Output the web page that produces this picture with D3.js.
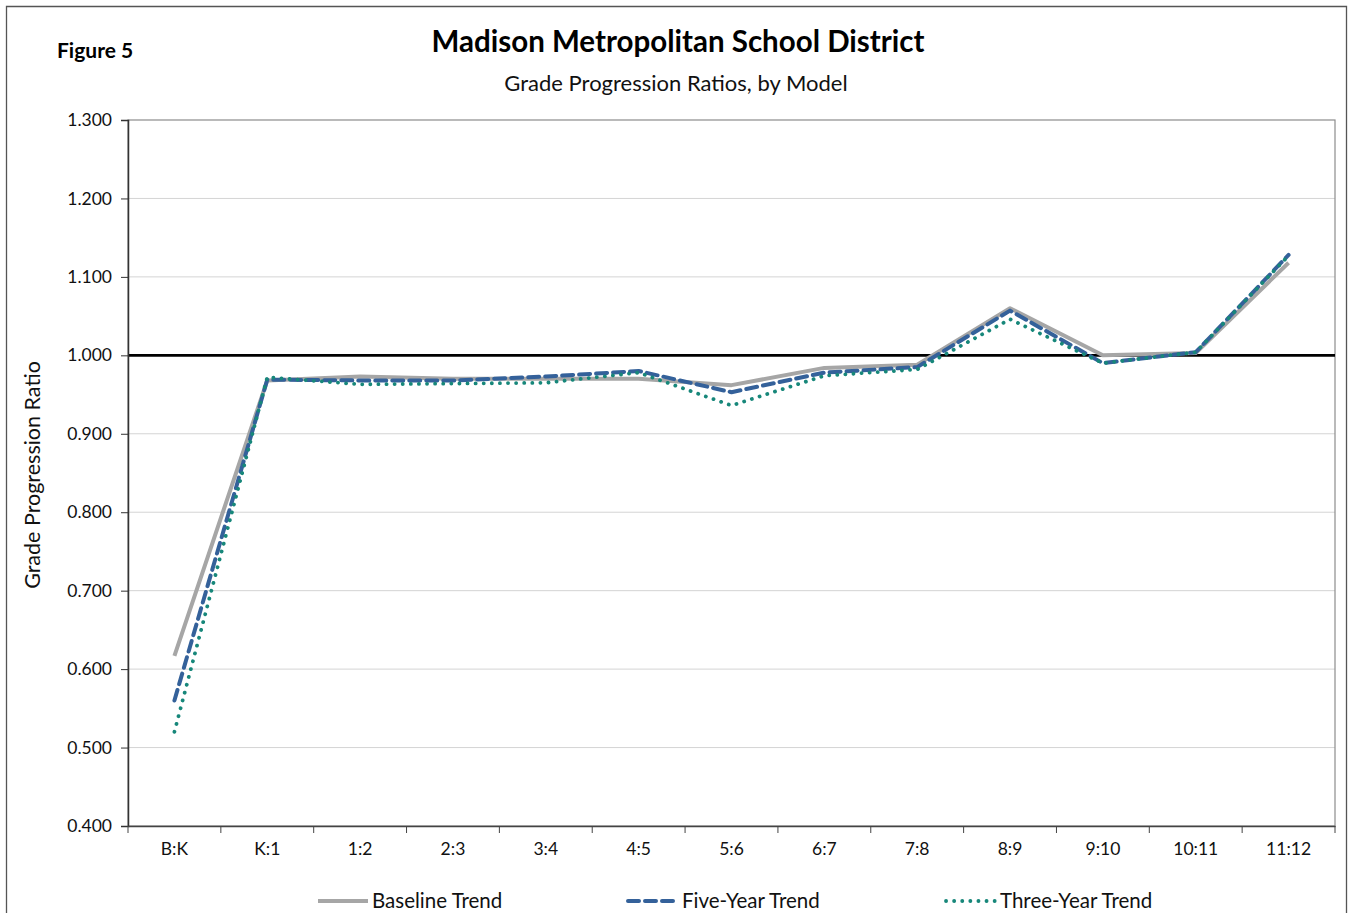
<!DOCTYPE html>
<html>
<head>
<meta charset="utf-8">
<script src="https://cdn.jsdelivr.net/npm/d3@7"></script>
<style>
  html, body { margin: 0; padding: 0; background: #fff; }
  svg { display: block; font-family: "Lato", "Open Sans", sans-serif; }
</style>
</head>
<body>
<svg id="chart" width="1351" height="913"></svg>
<script>
const categories = ["B:K","K:1","1:2","2:3","3:4","4:5","5:6","6:7","7:8","8:9","9:10","10:11","11:12"];
const baseline  = [0.617,0.968,0.973,0.970,0.970,0.970,0.962,0.984,0.988,1.060,1.000,1.003,1.118];
const fiveYear  = [0.560,0.969,0.968,0.968,0.973,0.980,0.953,0.978,0.985,1.057,0.990,1.004,1.128];
const threeYear = [0.520,0.972,0.963,0.964,0.965,0.978,0.936,0.974,0.982,1.046,0.990,1.004,1.127];
const yTicks = [0.4,0.5,0.6,0.7,0.8,0.9,1.0,1.1,1.2,1.3];
const seriesNames = ["Baseline Trend","Five-Year Trend","Three-Year Trend"];

const svg = d3.select("#chart");
const pL = 128, pR = 1335, pT = 120, pB = 826;

// outer frame
svg.append("path").attr("d","M6.5,913 V6.5 H1346.5 V913").attr("fill","none").attr("stroke","#555").attr("stroke-width",1.3);

const x = d3.scaleBand().domain(categories).range([pL,pR]);
const y = d3.scaleLinear().domain([0.4,1.3]).range([pB,pT]);

// gridlines
svg.append("g").selectAll("line").data(yTicks.filter(t => t>0.4 && t<1.3 && Math.abs(t-1)>1e-9)).join("line")
  .attr("x1",pL).attr("x2",pR).attr("y1",d=>y(d)).attr("y2",d=>y(d))
  .attr("stroke","#d4d4d4").attr("stroke-width",1);

// plot frame
svg.append("rect").attr("x",pL).attr("y",pT).attr("width",pR-pL).attr("height",pB-pT)
  .attr("fill","none").attr("stroke","#8c8c8c").attr("stroke-width",1.2);

// reference line at 1.000
svg.append("line").attr("x1",pL).attr("x2",pR).attr("y1",y(1)).attr("y2",y(1))
  .attr("stroke","#000").attr("stroke-width",2.6);

// y axis
const yAxis = d3.axisLeft(y).tickValues(yTicks).tickFormat(d3.format(".3f")).tickSize(7).tickPadding(9);
const gy = svg.append("g").attr("transform",`translate(${pL},0)`).call(yAxis);
gy.select(".domain").attr("stroke","#333").attr("stroke-width",1.5);
gy.selectAll(".tick line").attr("stroke","#333");
gy.selectAll("text").attr("font-size",17.5).attr("fill","#111").attr("font-family","Lato, sans-serif");

// x axis
const xAxis = d3.axisBottom(x).tickSize(0).tickPadding(17);
const gx = svg.append("g").attr("transform",`translate(0,${pB})`).call(xAxis);
gx.select(".domain").attr("stroke","#444").attr("stroke-width",1.5);
gx.selectAll("text").attr("font-size",17.5).attr("fill","#111").attr("font-family","Lato, sans-serif");
// category boundary ticks
const bounds = categories.map(c => x(c)).concat([pR]);
svg.append("g").selectAll("line").data(bounds).join("line")
  .attr("x1",d=>d).attr("x2",d=>d).attr("y1",pB).attr("y2",pB+7)
  .attr("stroke","#444").attr("stroke-width",1);

// series
const cx = c => x(c) + x.bandwidth()/2;
const line = d3.line().x(d=>cx(d.c)).y(d=>y(d.v));
const mk = arr => categories.map((c,i)=>({c, v: arr[i]}));
const styles = [
  {data: baseline,  color:"#a6a6a6", width:4,   dash:null,  cap:"butt"},
  {data: fiveYear,  color:"#34619a", width:4,   dash:"11,6", cap:"round"},
  {data: threeYear, color:"#17877a", width:3.8, dash:"0.1,8", cap:"round"}
];
styles.forEach(s => {
  svg.append("path").datum(mk(s.data)).attr("d",line)
    .attr("fill","none").attr("stroke",s.color).attr("stroke-width",s.width)
    .attr("stroke-dasharray",s.dash).attr("stroke-linecap",s.cap).attr("stroke-linejoin","round");
});

// titles
svg.append("text").attr("x",57).attr("y",58).text("Figure 5")
  .attr("font-size",21).attr("font-weight","bold").attr("fill","#000");
svg.append("text").attr("x",678).attr("y",52).attr("text-anchor","middle").text("Madison Metropolitan School District")
  .attr("font-size",29.5).attr("font-weight","bold").attr("fill","#000");
svg.append("text").attr("x",676).attr("y",91).attr("text-anchor","middle").text("Grade Progression Ratios, by Model")
  .attr("font-size",22).attr("fill","#111");
svg.append("text").attr("transform","translate(40,475) rotate(-90)").attr("text-anchor","middle")
  .text("Grade Progression Ratio").attr("font-size",21.5).attr("fill","#111");

// legend
const legX = [316, 626, 944];
const lg = svg.append("g");
styles.forEach((s,i) => {
  lg.append("line").attr("x1",legX[i]+2).attr("x2",legX[i]+52).attr("y1",901).attr("y2",901)
    .attr("stroke",s.color).attr("stroke-width",s.width).attr("stroke-dasharray",s.dash).attr("stroke-linecap",s.cap);
  lg.append("text").attr("x",legX[i]+56).attr("y",908).text(seriesNames[i]).attr("font-size",20.5).attr("fill","#111");
});
</script>
</body>
</html>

· · · ·

**Problem description:** Leave out the pictures and copy the rest of the material above exactly.

**Complete response:**
Output the web page that produces this picture with D3.js.
<!DOCTYPE html>
<html>
<head>
<meta charset="utf-8">
<script src="https://cdn.jsdelivr.net/npm/d3@7"></script>
<style>
  html, body { margin: 0; padding: 0; background: #fff; }
  svg { display: block; font-family: "Lato", "Open Sans", sans-serif; }
</style>
</head>
<body>
<svg id="chart" width="1351" height="913"></svg>
<script>
const categories = ["B:K","K:1","1:2","2:3","3:4","4:5","5:6","6:7","7:8","8:9","9:10","10:11","11:12"];
const baseline  = [0.617,0.968,0.973,0.970,0.970,0.970,0.962,0.984,0.988,1.060,1.000,1.003,1.118];
const fiveYear  = [0.560,0.969,0.968,0.968,0.973,0.980,0.953,0.978,0.985,1.057,0.990,1.004,1.128];
const threeYear = [0.520,0.972,0.963,0.964,0.965,0.978,0.936,0.974,0.982,1.046,0.990,1.004,1.127];
const yTicks = [0.4,0.5,0.6,0.7,0.8,0.9,1.0,1.1,1.2,1.3];
const seriesNames = ["Baseline Trend","Five-Year Trend","Three-Year Trend"];

const svg = d3.select("#chart");
const pL = 128, pR = 1335, pT = 120, pB = 826;

// outer frame
svg.append("path").attr("d","M6.5,913 V6.5 H1346.5 V913").attr("fill","none").attr("stroke","#555").attr("stroke-width",1.3);

const x = d3.scaleBand().domain(categories).range([pL,pR]);
const y = d3.scaleLinear().domain([0.4,1.3]).range([pB,pT]);

// gridlines
svg.append("g").selectAll("line").data(yTicks.filter(t => t>0.4 && t<1.3 && Math.abs(t-1)>1e-9)).join("line")
  .attr("x1",pL).attr("x2",pR).attr("y1",d=>y(d)).attr("y2",d=>y(d))
  .attr("stroke","#d4d4d4").attr("stroke-width",1);

// plot frame
svg.append("rect").attr("x",pL).attr("y",pT).attr("width",pR-pL).attr("height",pB-pT)
  .attr("fill","none").attr("stroke","#8c8c8c").attr("stroke-width",1.2);

// reference line at 1.000
svg.append("line").attr("x1",pL).attr("x2",pR).attr("y1",y(1)).attr("y2",y(1))
  .attr("stroke","#000").attr("stroke-width",2.6);

// y axis
const yAxis = d3.axisLeft(y).tickValues(yTicks).tickFormat(d3.format(".3f")).tickSize(7).tickPadding(9);
const gy = svg.append("g").attr("transform",`translate(${pL},0)`).call(yAxis);
gy.select(".domain").attr("stroke","#333").attr("stroke-width",1.5);
gy.selectAll(".tick line").attr("stroke","#333");
gy.selectAll("text").attr("font-size",17.5).attr("fill","#111").attr("font-family","Lato, sans-serif");

// x axis
const xAxis = d3.axisBottom(x).tickSize(0).tickPadding(17);
const gx = svg.append("g").attr("transform",`translate(0,${pB})`).call(xAxis);
gx.select(".domain").attr("stroke","#444").attr("stroke-width",1.5);
gx.selectAll("text").attr("font-size",17.5).attr("fill","#111").attr("font-family","Lato, sans-serif");
// category boundary ticks
const bounds = categories.map(c => x(c)).concat([pR]);
svg.append("g").selectAll("line").data(bounds).join("line")
  .attr("x1",d=>d).attr("x2",d=>d).attr("y1",pB).attr("y2",pB+7)
  .attr("stroke","#444").attr("stroke-width",1);

// series
const cx = c => x(c) + x.bandwidth()/2;
const line = d3.line().x(d=>cx(d.c)).y(d=>y(d.v));
const mk = arr => categories.map((c,i)=>({c, v: arr[i]}));
const styles = [
  {data: baseline,  color:"#a6a6a6", width:4,   dash:null,  cap:"butt"},
  {data: fiveYear,  color:"#34619a", width:4,   dash:"11,6", cap:"round"},
  {data: threeYear, color:"#17877a", width:3.8, dash:"0.1,8", cap:"round"}
];
styles.forEach(s => {
  svg.append("path").datum(mk(s.data)).attr("d",line)
    .attr("fill","none").attr("stroke",s.color).attr("stroke-width",s.width)
    .attr("stroke-dasharray",s.dash).attr("stroke-linecap",s.cap).attr("stroke-linejoin","round");
});

// titles
svg.append("text").attr("x",57).attr("y",58).text("Figure 5")
  .attr("font-size",21).attr("font-weight","bold").attr("fill","#000");
svg.append("text").attr("x",678).attr("y",52).attr("text-anchor","middle").text("Madison Metropolitan School District")
  .attr("font-size",29.5).attr("font-weight","bold").attr("fill","#000");
svg.append("text").attr("x",676).attr("y",91).attr("text-anchor","middle").text("Grade Progression Ratios, by Model")
  .attr("font-size",22).attr("fill","#111");
svg.append("text").attr("transform","translate(40,475) rotate(-90)").attr("text-anchor","middle")
  .text("Grade Progression Ratio").attr("font-size",21.5).attr("fill","#111");

// legend
const legX = [316, 626, 944];
const lg = svg.append("g");
styles.forEach((s,i) => {
  lg.append("line").attr("x1",legX[i]+2).attr("x2",legX[i]+52).attr("y1",901).attr("y2",901)
    .attr("stroke",s.color).attr("stroke-width",s.width).attr("stroke-dasharray",s.dash).attr("stroke-linecap",s.cap);
  lg.append("text").attr("x",legX[i]+56).attr("y",908).text(seriesNames[i]).attr("font-size",20.5).attr("fill","#111");
});
</script>
</body>
</html>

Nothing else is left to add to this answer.